> _EXERCISE_
Reproduce nothing but the lines from the start of the material through the line that includes "Chart.register(...registerables);", both ends included, and omit every picture.
Start
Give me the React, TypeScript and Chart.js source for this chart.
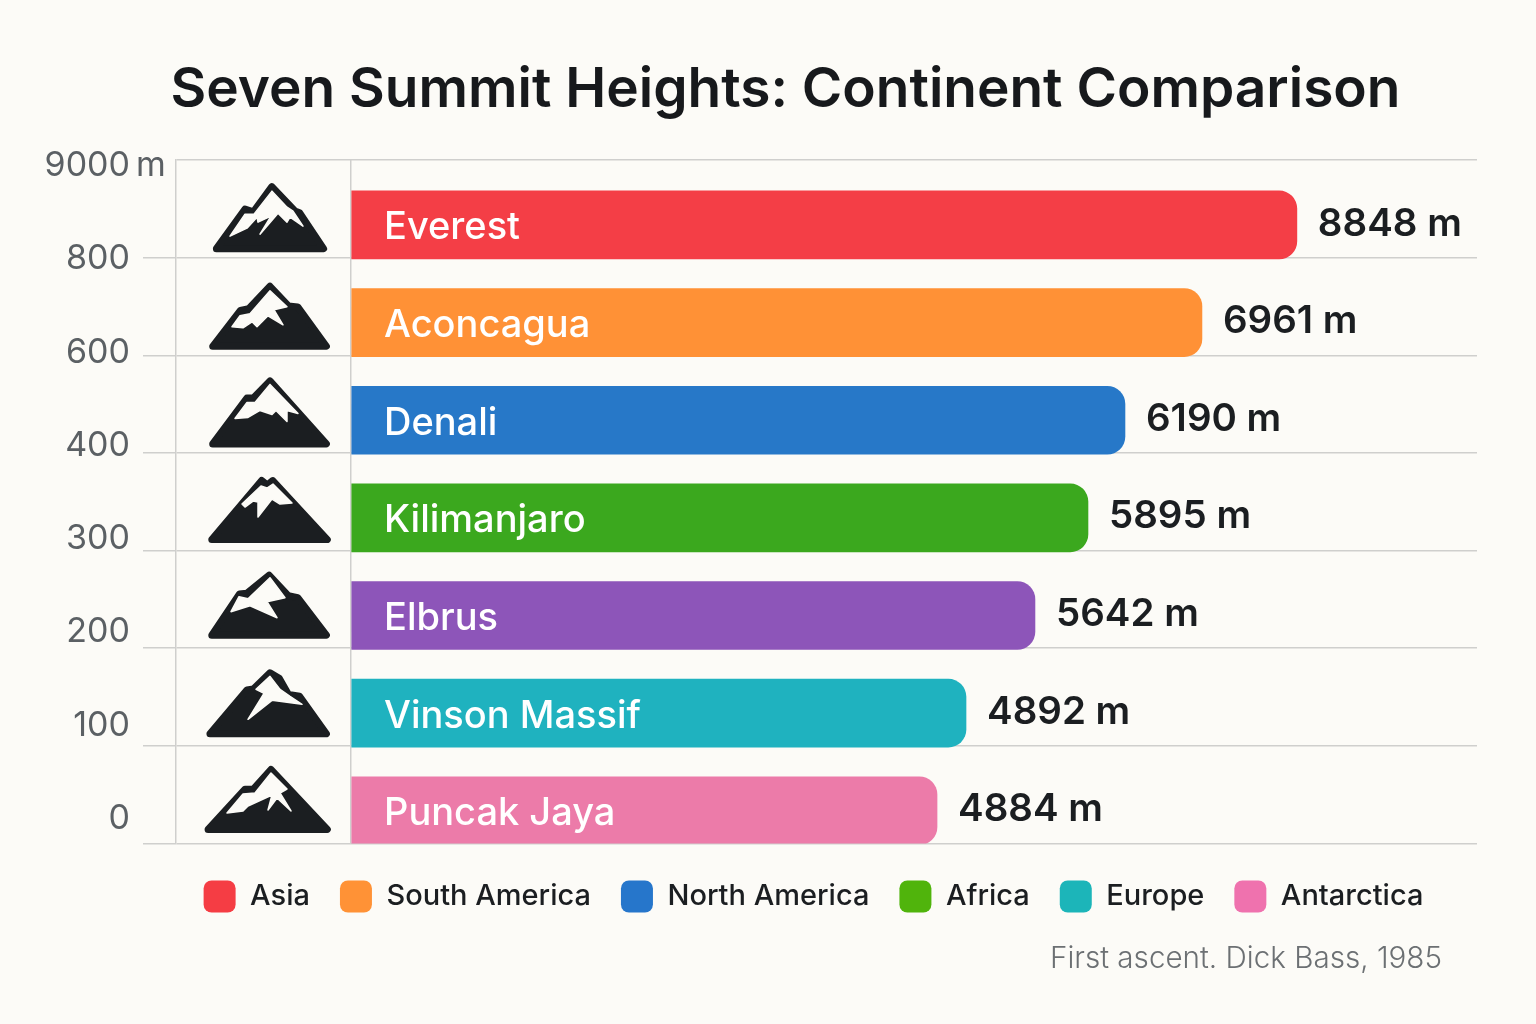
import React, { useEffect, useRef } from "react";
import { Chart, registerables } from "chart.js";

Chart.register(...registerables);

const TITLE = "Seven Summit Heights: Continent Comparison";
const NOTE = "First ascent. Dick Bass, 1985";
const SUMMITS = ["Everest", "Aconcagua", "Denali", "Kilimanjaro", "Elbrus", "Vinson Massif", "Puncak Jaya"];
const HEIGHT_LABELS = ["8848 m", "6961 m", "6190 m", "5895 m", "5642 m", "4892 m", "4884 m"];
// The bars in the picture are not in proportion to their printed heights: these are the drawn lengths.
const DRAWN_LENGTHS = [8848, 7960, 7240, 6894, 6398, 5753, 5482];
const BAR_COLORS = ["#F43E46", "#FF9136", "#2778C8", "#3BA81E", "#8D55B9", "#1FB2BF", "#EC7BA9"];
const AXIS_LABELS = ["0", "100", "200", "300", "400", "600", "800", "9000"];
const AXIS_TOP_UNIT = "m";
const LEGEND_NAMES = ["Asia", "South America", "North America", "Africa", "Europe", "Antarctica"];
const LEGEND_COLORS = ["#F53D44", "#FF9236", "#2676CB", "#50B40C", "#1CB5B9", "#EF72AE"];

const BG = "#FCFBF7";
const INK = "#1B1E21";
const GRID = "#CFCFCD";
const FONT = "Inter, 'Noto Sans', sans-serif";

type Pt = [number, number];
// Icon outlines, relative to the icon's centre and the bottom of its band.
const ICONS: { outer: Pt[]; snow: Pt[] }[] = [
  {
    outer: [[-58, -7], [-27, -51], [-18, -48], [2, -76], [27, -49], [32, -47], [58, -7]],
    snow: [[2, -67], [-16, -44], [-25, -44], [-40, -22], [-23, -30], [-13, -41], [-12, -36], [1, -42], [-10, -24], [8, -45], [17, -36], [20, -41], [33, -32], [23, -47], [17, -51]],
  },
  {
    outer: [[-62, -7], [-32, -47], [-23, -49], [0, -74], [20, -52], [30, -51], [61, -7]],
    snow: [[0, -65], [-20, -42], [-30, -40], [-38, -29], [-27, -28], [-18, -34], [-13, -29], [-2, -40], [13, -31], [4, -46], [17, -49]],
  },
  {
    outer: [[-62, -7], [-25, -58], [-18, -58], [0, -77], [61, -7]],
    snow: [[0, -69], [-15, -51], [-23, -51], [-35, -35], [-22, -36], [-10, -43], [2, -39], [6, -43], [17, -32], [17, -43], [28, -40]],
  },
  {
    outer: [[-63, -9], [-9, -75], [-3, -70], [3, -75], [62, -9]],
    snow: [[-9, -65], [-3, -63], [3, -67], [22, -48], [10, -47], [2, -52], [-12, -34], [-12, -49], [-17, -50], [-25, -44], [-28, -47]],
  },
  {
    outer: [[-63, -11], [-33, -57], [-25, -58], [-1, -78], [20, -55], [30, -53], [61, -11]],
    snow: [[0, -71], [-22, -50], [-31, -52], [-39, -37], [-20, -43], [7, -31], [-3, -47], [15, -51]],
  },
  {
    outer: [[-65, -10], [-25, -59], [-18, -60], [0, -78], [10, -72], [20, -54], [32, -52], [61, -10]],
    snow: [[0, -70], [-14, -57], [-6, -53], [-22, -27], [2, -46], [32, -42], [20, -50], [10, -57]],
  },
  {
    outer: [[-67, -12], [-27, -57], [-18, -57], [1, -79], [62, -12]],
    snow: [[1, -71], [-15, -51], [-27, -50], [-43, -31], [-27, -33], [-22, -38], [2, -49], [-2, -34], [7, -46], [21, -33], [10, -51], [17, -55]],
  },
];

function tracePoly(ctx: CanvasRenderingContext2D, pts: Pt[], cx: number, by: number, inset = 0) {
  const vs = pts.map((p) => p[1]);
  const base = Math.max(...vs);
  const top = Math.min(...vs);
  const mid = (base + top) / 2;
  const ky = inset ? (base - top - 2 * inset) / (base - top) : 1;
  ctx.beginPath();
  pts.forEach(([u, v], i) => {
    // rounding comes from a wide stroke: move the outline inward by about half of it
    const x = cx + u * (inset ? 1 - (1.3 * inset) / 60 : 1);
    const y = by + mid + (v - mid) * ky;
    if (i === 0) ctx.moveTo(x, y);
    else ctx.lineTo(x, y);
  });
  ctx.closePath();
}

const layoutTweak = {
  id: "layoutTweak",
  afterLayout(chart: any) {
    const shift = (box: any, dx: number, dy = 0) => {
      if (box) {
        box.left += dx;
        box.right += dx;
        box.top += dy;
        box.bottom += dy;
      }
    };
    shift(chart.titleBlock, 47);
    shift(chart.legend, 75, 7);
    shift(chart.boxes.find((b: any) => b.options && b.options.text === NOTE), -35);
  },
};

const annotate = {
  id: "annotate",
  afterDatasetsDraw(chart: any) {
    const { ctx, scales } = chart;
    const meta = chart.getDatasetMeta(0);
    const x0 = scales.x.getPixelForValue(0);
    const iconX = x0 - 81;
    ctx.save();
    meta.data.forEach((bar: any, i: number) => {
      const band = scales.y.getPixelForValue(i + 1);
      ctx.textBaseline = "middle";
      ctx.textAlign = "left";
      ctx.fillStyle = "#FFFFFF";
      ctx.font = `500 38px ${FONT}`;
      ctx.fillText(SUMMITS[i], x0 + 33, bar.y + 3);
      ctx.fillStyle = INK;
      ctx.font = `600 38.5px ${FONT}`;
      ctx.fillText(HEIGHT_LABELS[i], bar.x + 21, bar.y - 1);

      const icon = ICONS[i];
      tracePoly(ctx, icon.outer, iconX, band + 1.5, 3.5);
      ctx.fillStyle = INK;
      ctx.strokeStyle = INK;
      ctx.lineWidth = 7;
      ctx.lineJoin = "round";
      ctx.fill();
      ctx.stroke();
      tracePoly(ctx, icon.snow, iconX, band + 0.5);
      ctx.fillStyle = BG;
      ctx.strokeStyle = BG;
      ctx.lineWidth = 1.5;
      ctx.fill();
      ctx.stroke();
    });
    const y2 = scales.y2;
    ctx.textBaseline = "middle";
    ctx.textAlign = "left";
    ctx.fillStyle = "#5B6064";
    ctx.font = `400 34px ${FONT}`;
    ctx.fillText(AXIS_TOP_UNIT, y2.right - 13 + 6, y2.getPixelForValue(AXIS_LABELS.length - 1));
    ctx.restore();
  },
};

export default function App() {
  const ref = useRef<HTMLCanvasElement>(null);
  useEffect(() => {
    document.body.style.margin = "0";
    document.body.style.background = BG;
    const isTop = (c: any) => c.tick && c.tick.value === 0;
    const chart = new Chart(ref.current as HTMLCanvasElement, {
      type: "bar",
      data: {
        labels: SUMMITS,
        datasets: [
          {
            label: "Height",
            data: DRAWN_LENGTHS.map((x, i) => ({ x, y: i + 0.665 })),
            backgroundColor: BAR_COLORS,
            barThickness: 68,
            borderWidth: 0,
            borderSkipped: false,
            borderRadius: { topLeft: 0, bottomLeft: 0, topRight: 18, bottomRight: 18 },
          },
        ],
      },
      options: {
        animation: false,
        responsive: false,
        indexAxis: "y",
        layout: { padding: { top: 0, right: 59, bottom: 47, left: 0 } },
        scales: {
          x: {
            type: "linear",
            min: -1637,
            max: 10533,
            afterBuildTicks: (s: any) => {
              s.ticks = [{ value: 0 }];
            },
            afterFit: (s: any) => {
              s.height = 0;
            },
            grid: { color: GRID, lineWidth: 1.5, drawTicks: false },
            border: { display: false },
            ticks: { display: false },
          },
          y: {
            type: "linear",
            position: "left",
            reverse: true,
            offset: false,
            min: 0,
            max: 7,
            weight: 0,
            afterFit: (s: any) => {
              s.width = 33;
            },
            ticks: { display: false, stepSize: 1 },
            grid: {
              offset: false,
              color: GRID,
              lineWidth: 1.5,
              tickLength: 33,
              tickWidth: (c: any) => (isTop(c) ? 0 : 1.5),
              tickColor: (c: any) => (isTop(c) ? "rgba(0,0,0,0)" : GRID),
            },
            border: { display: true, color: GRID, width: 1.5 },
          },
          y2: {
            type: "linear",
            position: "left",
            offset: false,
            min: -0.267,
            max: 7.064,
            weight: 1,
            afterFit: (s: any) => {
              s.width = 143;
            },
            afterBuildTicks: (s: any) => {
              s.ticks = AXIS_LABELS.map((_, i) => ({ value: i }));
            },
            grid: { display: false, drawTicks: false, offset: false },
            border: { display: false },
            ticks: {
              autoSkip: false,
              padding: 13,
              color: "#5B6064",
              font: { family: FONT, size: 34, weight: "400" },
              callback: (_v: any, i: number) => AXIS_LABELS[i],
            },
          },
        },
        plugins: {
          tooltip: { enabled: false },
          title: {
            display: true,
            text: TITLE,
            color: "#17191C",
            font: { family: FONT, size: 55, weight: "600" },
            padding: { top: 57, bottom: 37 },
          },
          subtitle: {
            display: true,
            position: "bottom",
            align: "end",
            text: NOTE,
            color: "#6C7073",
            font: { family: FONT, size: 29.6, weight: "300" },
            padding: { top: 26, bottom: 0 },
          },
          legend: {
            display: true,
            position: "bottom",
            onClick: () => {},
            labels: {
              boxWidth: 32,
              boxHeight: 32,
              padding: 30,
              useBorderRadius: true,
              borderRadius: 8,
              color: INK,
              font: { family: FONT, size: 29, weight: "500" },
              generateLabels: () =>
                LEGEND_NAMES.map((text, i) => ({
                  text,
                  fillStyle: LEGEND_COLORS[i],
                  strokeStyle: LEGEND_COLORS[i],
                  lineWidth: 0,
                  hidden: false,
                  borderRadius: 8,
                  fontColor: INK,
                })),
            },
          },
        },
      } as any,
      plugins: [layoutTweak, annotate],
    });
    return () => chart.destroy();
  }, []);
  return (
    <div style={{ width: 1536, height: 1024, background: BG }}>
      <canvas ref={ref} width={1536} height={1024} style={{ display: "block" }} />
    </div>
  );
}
End
> _EXERCISE RESULT_
Give me the React, TypeScript and Chart.js source for this chart.
import React, { useEffect, useRef } from "react";
import { Chart, registerables } from "chart.js";

Chart.register(...registerables);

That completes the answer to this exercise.